Your task is to extract every line from the material below exactly.

::::::::::

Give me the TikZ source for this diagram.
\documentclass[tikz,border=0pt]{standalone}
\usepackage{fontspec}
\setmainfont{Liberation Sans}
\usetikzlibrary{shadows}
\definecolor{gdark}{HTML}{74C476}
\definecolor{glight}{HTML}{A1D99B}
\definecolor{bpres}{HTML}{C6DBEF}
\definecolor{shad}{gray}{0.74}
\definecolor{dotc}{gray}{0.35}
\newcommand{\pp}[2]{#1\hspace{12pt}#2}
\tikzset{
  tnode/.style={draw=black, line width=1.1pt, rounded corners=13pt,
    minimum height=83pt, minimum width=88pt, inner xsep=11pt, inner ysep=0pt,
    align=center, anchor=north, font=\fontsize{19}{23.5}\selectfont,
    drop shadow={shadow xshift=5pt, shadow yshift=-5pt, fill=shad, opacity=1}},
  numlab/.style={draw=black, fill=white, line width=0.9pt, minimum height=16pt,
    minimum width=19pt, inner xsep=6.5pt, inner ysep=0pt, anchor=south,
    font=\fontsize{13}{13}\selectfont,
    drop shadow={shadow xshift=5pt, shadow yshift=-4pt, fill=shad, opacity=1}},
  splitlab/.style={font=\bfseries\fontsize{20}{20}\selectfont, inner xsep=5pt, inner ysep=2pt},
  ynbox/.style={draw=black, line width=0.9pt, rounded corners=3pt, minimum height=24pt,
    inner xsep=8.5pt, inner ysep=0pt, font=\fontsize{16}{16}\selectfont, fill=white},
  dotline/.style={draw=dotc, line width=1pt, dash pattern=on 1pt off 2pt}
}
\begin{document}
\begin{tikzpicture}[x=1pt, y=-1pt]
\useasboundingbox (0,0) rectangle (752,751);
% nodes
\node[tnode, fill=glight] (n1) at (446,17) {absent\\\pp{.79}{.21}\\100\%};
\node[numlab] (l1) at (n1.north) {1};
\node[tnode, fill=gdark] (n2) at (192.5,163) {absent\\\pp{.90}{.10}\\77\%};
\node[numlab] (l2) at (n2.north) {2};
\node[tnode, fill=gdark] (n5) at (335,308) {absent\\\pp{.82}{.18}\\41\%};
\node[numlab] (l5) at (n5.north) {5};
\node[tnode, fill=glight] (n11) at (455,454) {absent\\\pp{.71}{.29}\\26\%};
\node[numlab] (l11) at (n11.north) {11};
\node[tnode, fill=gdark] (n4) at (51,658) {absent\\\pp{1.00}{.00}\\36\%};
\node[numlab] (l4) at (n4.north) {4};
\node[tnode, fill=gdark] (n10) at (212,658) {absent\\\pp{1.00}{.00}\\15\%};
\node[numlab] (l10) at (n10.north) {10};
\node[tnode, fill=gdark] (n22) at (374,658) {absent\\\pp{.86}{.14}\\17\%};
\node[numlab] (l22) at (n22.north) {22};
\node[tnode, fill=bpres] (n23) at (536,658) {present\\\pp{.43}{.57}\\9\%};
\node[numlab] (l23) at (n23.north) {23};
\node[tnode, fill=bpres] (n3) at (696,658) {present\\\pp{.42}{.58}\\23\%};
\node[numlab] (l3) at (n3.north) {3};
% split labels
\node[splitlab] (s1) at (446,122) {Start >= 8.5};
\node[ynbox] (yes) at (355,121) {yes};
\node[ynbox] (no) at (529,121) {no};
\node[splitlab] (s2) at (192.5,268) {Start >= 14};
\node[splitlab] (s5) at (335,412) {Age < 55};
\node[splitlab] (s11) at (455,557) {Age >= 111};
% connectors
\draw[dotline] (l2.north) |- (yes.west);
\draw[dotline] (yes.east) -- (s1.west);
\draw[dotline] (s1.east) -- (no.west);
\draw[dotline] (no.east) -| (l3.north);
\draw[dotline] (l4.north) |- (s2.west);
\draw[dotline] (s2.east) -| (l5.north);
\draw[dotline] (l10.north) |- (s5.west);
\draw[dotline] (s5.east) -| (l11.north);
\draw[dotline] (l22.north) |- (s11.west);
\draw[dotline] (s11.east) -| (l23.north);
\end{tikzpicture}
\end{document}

::::::::::

--- Task answer ---
Give me the TikZ source for this diagram.
\documentclass[tikz,border=0pt]{standalone}
\usepackage{fontspec}
\setmainfont{Liberation Sans}
\usetikzlibrary{shadows}
\definecolor{gdark}{HTML}{74C476}
\definecolor{glight}{HTML}{A1D99B}
\definecolor{bpres}{HTML}{C6DBEF}
\definecolor{shad}{gray}{0.74}
\definecolor{dotc}{gray}{0.35}
\newcommand{\pp}[2]{#1\hspace{12pt}#2}
\tikzset{
  tnode/.style={draw=black, line width=1.1pt, rounded corners=13pt,
    minimum height=83pt, minimum width=88pt, inner xsep=11pt, inner ysep=0pt,
    align=center, anchor=north, font=\fontsize{19}{23.5}\selectfont,
    drop shadow={shadow xshift=5pt, shadow yshift=-5pt, fill=shad, opacity=1}},
  numlab/.style={draw=black, fill=white, line width=0.9pt, minimum height=16pt,
    minimum width=19pt, inner xsep=6.5pt, inner ysep=0pt, anchor=south,
    font=\fontsize{13}{13}\selectfont,
    drop shadow={shadow xshift=5pt, shadow yshift=-4pt, fill=shad, opacity=1}},
  splitlab/.style={font=\bfseries\fontsize{20}{20}\selectfont, inner xsep=5pt, inner ysep=2pt},
  ynbox/.style={draw=black, line width=0.9pt, rounded corners=3pt, minimum height=24pt,
    inner xsep=8.5pt, inner ysep=0pt, font=\fontsize{16}{16}\selectfont, fill=white},
  dotline/.style={draw=dotc, line width=1pt, dash pattern=on 1pt off 2pt}
}
\begin{document}
\begin{tikzpicture}[x=1pt, y=-1pt]
\useasboundingbox (0,0) rectangle (752,751);
% nodes
\node[tnode, fill=glight] (n1) at (446,17) {absent\\\pp{.79}{.21}\\100\%};
\node[numlab] (l1) at (n1.north) {1};
\node[tnode, fill=gdark] (n2) at (192.5,163) {absent\\\pp{.90}{.10}\\77\%};
\node[numlab] (l2) at (n2.north) {2};
\node[tnode, fill=gdark] (n5) at (335,308) {absent\\\pp{.82}{.18}\\41\%};
\node[numlab] (l5) at (n5.north) {5};
\node[tnode, fill=glight] (n11) at (455,454) {absent\\\pp{.71}{.29}\\26\%};
\node[numlab] (l11) at (n11.north) {11};
\node[tnode, fill=gdark] (n4) at (51,658) {absent\\\pp{1.00}{.00}\\36\%};
\node[numlab] (l4) at (n4.north) {4};
\node[tnode, fill=gdark] (n10) at (212,658) {absent\\\pp{1.00}{.00}\\15\%};
\node[numlab] (l10) at (n10.north) {10};
\node[tnode, fill=gdark] (n22) at (374,658) {absent\\\pp{.86}{.14}\\17\%};
\node[numlab] (l22) at (n22.north) {22};
\node[tnode, fill=bpres] (n23) at (536,658) {present\\\pp{.43}{.57}\\9\%};
\node[numlab] (l23) at (n23.north) {23};
\node[tnode, fill=bpres] (n3) at (696,658) {present\\\pp{.42}{.58}\\23\%};
\node[numlab] (l3) at (n3.north) {3};
% split labels
\node[splitlab] (s1) at (446,122) {Start >= 8.5};
\node[ynbox] (yes) at (355,121) {yes};
\node[ynbox] (no) at (529,121) {no};
\node[splitlab] (s2) at (192.5,268) {Start >= 14};
\node[splitlab] (s5) at (335,412) {Age < 55};
\node[splitlab] (s11) at (455,557) {Age >= 111};
% connectors
\draw[dotline] (l2.north) |- (yes.west);
\draw[dotline] (yes.east) -- (s1.west);
\draw[dotline] (s1.east) -- (no.west);
\draw[dotline] (no.east) -| (l3.north);
\draw[dotline] (l4.north) |- (s2.west);
\draw[dotline] (s2.east) -| (l5.north);
\draw[dotline] (l10.north) |- (s5.west);
\draw[dotline] (s5.east) -| (l11.north);
\draw[dotline] (l22.north) |- (s11.west);
\draw[dotline] (s11.east) -| (l23.north);
\end{tikzpicture}
\end{document}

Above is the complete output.